Task instructions
Retype the whole listing, please, keeping every line exact and dropping the pictures.

Source excerpt

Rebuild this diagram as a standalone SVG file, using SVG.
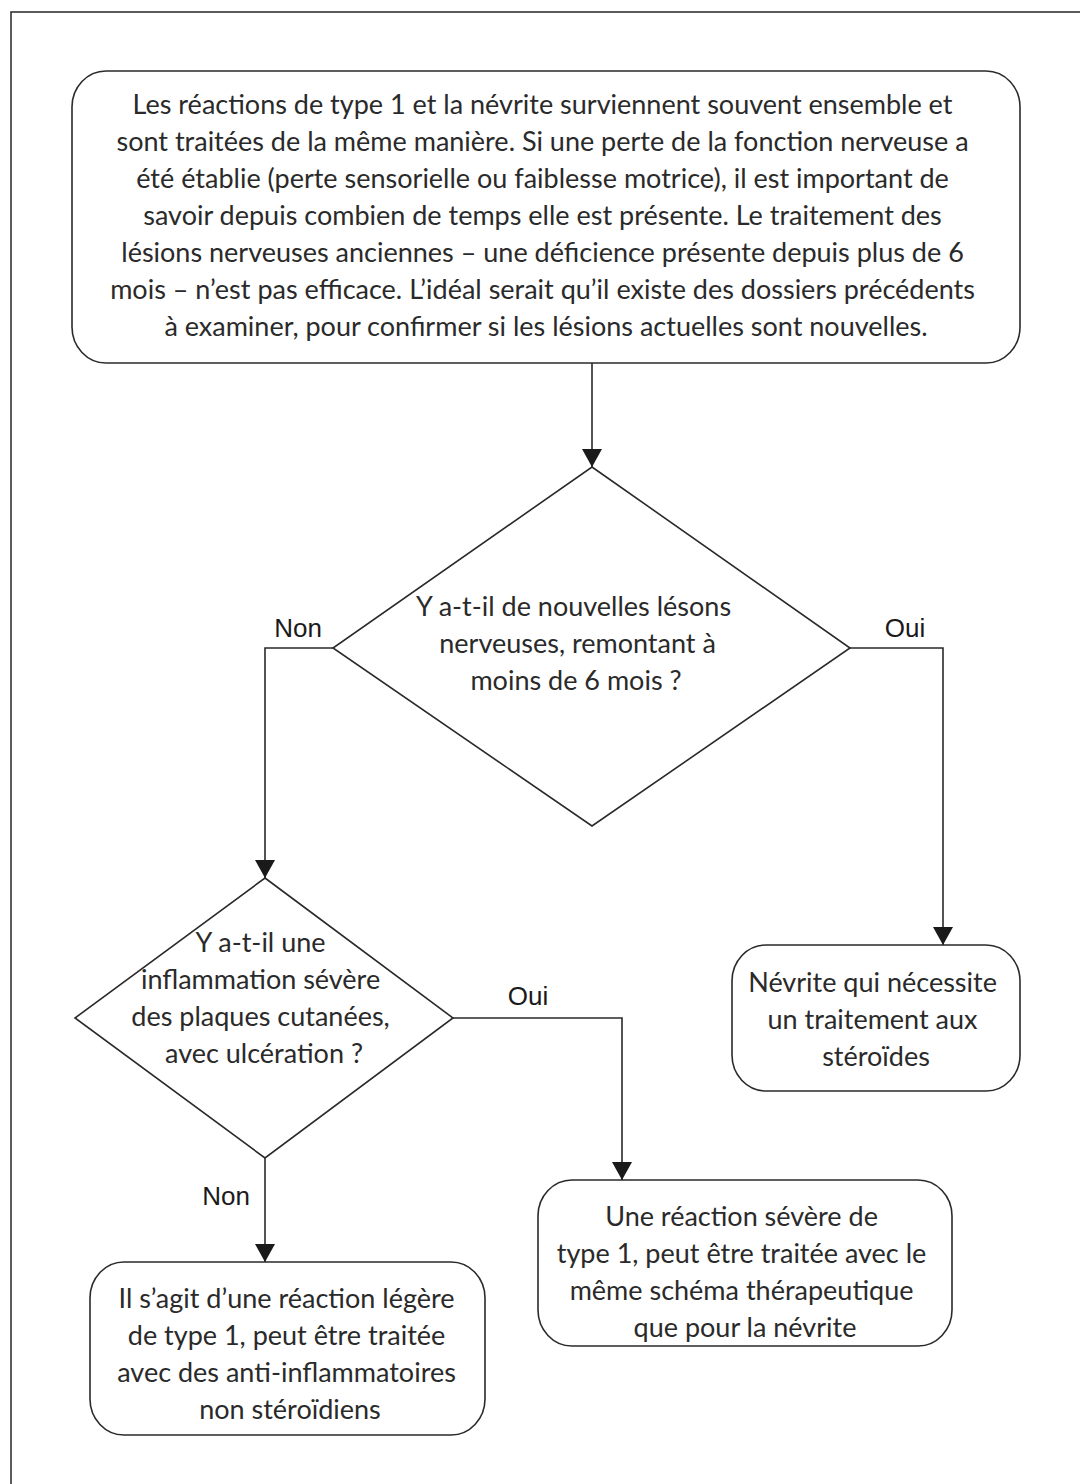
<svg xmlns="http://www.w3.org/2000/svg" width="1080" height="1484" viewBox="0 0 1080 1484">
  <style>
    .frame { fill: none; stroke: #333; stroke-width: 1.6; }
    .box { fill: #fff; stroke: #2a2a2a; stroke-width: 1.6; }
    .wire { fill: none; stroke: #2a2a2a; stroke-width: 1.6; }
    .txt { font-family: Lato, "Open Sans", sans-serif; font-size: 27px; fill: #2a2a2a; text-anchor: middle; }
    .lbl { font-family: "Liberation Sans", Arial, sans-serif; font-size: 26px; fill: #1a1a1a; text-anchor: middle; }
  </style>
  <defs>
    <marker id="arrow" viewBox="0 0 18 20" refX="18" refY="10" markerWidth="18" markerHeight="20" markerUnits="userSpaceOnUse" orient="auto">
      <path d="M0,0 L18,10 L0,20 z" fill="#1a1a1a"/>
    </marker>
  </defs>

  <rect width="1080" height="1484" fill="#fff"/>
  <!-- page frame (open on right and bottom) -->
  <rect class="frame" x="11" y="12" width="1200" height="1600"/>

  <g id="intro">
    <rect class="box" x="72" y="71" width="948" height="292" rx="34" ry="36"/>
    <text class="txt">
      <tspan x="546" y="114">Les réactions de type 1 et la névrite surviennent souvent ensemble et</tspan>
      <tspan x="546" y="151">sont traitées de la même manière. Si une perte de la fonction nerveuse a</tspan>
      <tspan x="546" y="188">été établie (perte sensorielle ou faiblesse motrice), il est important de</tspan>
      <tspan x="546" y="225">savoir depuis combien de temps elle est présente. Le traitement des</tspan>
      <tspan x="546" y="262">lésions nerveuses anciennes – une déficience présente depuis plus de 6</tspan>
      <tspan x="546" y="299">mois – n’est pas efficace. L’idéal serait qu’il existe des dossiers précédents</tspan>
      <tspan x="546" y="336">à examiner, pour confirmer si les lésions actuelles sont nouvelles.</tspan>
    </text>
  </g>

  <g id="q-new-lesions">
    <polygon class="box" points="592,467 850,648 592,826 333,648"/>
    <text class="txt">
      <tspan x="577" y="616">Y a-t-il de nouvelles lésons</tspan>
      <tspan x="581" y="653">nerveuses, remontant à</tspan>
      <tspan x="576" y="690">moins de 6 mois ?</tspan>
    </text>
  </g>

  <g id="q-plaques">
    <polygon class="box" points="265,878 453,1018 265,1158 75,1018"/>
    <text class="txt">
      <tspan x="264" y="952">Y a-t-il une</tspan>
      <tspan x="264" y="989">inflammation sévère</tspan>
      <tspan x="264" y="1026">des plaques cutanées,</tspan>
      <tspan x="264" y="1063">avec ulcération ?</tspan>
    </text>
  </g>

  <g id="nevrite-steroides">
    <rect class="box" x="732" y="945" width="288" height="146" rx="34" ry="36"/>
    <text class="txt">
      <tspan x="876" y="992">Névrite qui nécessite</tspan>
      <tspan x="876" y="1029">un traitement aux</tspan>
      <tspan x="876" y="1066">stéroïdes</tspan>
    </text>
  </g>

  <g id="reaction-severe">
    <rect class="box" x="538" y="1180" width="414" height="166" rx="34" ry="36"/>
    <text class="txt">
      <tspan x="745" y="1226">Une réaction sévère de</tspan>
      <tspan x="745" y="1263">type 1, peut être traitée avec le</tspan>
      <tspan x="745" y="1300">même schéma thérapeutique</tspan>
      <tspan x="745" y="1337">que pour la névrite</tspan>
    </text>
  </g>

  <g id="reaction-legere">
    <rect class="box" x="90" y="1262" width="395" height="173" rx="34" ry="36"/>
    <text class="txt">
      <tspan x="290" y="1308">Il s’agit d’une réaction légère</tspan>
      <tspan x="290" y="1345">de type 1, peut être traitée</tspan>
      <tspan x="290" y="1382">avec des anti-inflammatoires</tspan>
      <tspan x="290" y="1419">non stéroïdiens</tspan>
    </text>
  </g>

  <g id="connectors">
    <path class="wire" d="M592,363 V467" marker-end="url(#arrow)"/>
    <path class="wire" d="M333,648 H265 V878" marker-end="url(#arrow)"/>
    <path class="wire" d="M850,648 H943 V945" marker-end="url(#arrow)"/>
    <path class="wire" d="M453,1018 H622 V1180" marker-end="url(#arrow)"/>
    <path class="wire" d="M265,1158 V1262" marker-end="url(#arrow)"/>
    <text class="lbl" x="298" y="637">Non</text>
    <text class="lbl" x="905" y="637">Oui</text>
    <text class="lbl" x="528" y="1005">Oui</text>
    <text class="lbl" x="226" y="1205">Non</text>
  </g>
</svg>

Result
Rebuild this diagram as a standalone SVG file, using SVG.
<svg xmlns="http://www.w3.org/2000/svg" width="1080" height="1484" viewBox="0 0 1080 1484">
  <style>
    .frame { fill: none; stroke: #333; stroke-width: 1.6; }
    .box { fill: #fff; stroke: #2a2a2a; stroke-width: 1.6; }
    .wire { fill: none; stroke: #2a2a2a; stroke-width: 1.6; }
    .txt { font-family: Lato, "Open Sans", sans-serif; font-size: 27px; fill: #2a2a2a; text-anchor: middle; }
    .lbl { font-family: "Liberation Sans", Arial, sans-serif; font-size: 26px; fill: #1a1a1a; text-anchor: middle; }
  </style>
  <defs>
    <marker id="arrow" viewBox="0 0 18 20" refX="18" refY="10" markerWidth="18" markerHeight="20" markerUnits="userSpaceOnUse" orient="auto">
      <path d="M0,0 L18,10 L0,20 z" fill="#1a1a1a"/>
    </marker>
  </defs>

  <rect width="1080" height="1484" fill="#fff"/>
  <!-- page frame (open on right and bottom) -->
  <rect class="frame" x="11" y="12" width="1200" height="1600"/>

  <g id="intro">
    <rect class="box" x="72" y="71" width="948" height="292" rx="34" ry="36"/>
    <text class="txt">
      <tspan x="546" y="114">Les réactions de type 1 et la névrite surviennent souvent ensemble et</tspan>
      <tspan x="546" y="151">sont traitées de la même manière. Si une perte de la fonction nerveuse a</tspan>
      <tspan x="546" y="188">été établie (perte sensorielle ou faiblesse motrice), il est important de</tspan>
      <tspan x="546" y="225">savoir depuis combien de temps elle est présente. Le traitement des</tspan>
      <tspan x="546" y="262">lésions nerveuses anciennes – une déficience présente depuis plus de 6</tspan>
      <tspan x="546" y="299">mois – n’est pas efficace. L’idéal serait qu’il existe des dossiers précédents</tspan>
      <tspan x="546" y="336">à examiner, pour confirmer si les lésions actuelles sont nouvelles.</tspan>
    </text>
  </g>

  <g id="q-new-lesions">
    <polygon class="box" points="592,467 850,648 592,826 333,648"/>
    <text class="txt">
      <tspan x="577" y="616">Y a-t-il de nouvelles lésons</tspan>
      <tspan x="581" y="653">nerveuses, remontant à</tspan>
      <tspan x="576" y="690">moins de 6 mois ?</tspan>
    </text>
  </g>

  <g id="q-plaques">
    <polygon class="box" points="265,878 453,1018 265,1158 75,1018"/>
    <text class="txt">
      <tspan x="264" y="952">Y a-t-il une</tspan>
      <tspan x="264" y="989">inflammation sévère</tspan>
      <tspan x="264" y="1026">des plaques cutanées,</tspan>
      <tspan x="264" y="1063">avec ulcération ?</tspan>
    </text>
  </g>

  <g id="nevrite-steroides">
    <rect class="box" x="732" y="945" width="288" height="146" rx="34" ry="36"/>
    <text class="txt">
      <tspan x="876" y="992">Névrite qui nécessite</tspan>
      <tspan x="876" y="1029">un traitement aux</tspan>
      <tspan x="876" y="1066">stéroïdes</tspan>
    </text>
  </g>

  <g id="reaction-severe">
    <rect class="box" x="538" y="1180" width="414" height="166" rx="34" ry="36"/>
    <text class="txt">
      <tspan x="745" y="1226">Une réaction sévère de</tspan>
      <tspan x="745" y="1263">type 1, peut être traitée avec le</tspan>
      <tspan x="745" y="1300">même schéma thérapeutique</tspan>
      <tspan x="745" y="1337">que pour la névrite</tspan>
    </text>
  </g>

  <g id="reaction-legere">
    <rect class="box" x="90" y="1262" width="395" height="173" rx="34" ry="36"/>
    <text class="txt">
      <tspan x="290" y="1308">Il s’agit d’une réaction légère</tspan>
      <tspan x="290" y="1345">de type 1, peut être traitée</tspan>
      <tspan x="290" y="1382">avec des anti-inflammatoires</tspan>
      <tspan x="290" y="1419">non stéroïdiens</tspan>
    </text>
  </g>

  <g id="connectors">
    <path class="wire" d="M592,363 V467" marker-end="url(#arrow)"/>
    <path class="wire" d="M333,648 H265 V878" marker-end="url(#arrow)"/>
    <path class="wire" d="M850,648 H943 V945" marker-end="url(#arrow)"/>
    <path class="wire" d="M453,1018 H622 V1180" marker-end="url(#arrow)"/>
    <path class="wire" d="M265,1158 V1262" marker-end="url(#arrow)"/>
    <text class="lbl" x="298" y="637">Non</text>
    <text class="lbl" x="905" y="637">Oui</text>
    <text class="lbl" x="528" y="1005">Oui</text>
    <text class="lbl" x="226" y="1205">Non</text>
  </g>
</svg>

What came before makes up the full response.